Only the lines from the start of the data below through the line that contains "var ticks = [-4, -2, 0, 2, 4];" are to be copied, exactly and without pictures.

= = = = =

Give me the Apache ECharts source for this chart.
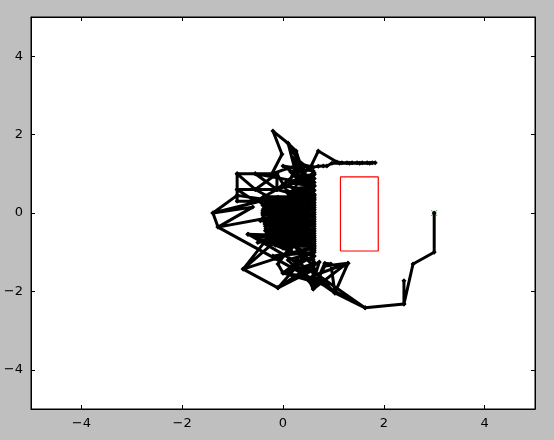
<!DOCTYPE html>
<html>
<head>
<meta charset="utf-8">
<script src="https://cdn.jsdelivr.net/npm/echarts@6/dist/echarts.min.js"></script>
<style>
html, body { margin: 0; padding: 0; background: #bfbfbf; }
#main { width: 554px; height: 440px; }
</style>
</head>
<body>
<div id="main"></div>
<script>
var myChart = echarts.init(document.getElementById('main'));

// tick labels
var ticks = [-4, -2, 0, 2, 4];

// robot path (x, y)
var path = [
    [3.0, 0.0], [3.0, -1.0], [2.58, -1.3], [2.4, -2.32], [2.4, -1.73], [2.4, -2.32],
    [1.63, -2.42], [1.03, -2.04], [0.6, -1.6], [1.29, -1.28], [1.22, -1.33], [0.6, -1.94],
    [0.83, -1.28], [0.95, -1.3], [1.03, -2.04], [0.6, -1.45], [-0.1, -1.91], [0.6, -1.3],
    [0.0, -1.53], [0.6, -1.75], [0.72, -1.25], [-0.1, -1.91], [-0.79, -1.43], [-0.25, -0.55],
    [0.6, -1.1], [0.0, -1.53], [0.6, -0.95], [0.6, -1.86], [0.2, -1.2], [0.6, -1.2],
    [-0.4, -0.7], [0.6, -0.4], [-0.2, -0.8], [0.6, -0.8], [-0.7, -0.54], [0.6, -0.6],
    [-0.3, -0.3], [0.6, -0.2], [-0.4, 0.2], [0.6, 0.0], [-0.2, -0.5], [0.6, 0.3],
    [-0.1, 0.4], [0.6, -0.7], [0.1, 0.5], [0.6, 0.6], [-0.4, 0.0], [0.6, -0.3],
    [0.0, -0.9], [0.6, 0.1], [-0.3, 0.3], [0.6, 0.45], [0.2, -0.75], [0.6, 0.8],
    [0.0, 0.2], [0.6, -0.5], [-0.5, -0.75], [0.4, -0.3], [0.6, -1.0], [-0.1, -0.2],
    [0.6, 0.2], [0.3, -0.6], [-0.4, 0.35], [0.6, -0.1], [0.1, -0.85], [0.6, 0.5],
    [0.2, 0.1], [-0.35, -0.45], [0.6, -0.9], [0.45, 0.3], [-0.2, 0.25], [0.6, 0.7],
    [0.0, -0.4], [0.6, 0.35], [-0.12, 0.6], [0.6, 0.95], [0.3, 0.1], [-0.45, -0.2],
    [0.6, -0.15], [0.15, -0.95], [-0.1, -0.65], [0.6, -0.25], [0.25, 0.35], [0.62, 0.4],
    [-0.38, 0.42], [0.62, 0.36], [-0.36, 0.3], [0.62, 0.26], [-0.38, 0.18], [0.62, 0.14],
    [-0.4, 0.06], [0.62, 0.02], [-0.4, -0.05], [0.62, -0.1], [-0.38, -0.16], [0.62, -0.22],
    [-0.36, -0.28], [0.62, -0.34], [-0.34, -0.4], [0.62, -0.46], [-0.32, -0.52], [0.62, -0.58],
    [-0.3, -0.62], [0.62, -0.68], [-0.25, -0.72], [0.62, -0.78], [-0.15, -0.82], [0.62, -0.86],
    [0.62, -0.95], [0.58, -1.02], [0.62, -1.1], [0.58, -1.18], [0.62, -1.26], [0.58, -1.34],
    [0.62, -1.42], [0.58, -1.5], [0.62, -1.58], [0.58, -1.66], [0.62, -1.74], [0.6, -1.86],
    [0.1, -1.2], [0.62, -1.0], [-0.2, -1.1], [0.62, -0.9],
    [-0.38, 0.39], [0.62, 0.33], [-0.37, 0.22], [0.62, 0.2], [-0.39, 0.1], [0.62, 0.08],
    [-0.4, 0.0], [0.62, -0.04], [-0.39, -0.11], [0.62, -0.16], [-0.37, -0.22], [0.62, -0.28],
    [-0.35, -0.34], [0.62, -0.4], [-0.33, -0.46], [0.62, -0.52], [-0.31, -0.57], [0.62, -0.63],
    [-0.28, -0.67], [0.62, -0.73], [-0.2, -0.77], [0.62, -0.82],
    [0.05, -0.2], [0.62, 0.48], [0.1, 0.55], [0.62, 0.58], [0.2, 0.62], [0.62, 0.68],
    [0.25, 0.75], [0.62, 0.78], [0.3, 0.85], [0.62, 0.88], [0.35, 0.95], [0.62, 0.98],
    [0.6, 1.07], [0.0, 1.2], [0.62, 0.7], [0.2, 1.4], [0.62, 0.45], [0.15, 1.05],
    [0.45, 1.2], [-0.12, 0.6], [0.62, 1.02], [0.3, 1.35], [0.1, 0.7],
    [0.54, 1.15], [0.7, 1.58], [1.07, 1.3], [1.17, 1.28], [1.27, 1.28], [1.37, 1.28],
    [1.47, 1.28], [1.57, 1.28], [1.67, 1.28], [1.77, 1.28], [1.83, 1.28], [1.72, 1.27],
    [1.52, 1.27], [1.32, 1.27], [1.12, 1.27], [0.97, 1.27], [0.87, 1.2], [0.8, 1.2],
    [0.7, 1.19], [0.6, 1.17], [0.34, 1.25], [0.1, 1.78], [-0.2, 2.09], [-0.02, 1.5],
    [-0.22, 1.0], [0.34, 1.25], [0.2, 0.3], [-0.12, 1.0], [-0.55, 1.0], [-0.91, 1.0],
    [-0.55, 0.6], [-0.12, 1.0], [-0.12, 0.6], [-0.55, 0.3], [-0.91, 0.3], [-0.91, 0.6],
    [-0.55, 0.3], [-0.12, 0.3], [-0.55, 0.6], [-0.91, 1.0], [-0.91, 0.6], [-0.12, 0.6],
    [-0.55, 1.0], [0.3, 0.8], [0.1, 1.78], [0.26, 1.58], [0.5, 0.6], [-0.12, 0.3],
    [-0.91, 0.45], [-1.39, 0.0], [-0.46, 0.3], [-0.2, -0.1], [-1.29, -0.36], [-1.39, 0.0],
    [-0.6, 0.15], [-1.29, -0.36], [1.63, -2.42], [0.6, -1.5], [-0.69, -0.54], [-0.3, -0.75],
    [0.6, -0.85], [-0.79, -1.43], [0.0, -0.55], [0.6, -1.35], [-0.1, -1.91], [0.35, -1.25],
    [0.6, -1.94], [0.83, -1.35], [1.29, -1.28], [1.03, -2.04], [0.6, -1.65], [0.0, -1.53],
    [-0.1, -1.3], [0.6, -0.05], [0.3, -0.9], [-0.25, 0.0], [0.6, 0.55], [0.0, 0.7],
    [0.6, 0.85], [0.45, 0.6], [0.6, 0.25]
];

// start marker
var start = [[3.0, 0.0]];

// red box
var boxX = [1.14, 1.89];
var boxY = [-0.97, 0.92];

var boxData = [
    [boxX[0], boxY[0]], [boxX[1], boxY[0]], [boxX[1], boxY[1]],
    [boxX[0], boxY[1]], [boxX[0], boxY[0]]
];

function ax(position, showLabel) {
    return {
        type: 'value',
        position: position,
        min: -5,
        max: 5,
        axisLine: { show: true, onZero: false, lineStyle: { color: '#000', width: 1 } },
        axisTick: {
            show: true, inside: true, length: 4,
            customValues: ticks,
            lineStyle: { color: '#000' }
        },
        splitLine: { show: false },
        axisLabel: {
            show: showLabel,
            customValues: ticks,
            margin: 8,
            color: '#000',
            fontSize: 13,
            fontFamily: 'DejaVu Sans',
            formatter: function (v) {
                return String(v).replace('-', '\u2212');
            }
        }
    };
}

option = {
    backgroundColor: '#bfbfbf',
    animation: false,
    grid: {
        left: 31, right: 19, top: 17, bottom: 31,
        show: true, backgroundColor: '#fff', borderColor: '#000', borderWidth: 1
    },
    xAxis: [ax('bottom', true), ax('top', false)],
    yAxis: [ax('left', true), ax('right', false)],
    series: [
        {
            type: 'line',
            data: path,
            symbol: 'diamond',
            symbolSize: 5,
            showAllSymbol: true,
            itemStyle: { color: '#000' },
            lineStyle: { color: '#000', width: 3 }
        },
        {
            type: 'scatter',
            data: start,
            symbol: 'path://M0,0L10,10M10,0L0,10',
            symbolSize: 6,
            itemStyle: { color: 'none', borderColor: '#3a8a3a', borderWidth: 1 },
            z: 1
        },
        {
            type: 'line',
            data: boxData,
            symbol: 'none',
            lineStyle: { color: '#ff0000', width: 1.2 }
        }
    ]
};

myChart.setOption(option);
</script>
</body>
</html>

= = = = =

Response below:
Give me the Apache ECharts source for this chart.
<!DOCTYPE html>
<html>
<head>
<meta charset="utf-8">
<script src="https://cdn.jsdelivr.net/npm/echarts@6/dist/echarts.min.js"></script>
<style>
html, body { margin: 0; padding: 0; background: #bfbfbf; }
#main { width: 554px; height: 440px; }
</style>
</head>
<body>
<div id="main"></div>
<script>
var myChart = echarts.init(document.getElementById('main'));

// tick labels
var ticks = [-4, -2, 0, 2, 4];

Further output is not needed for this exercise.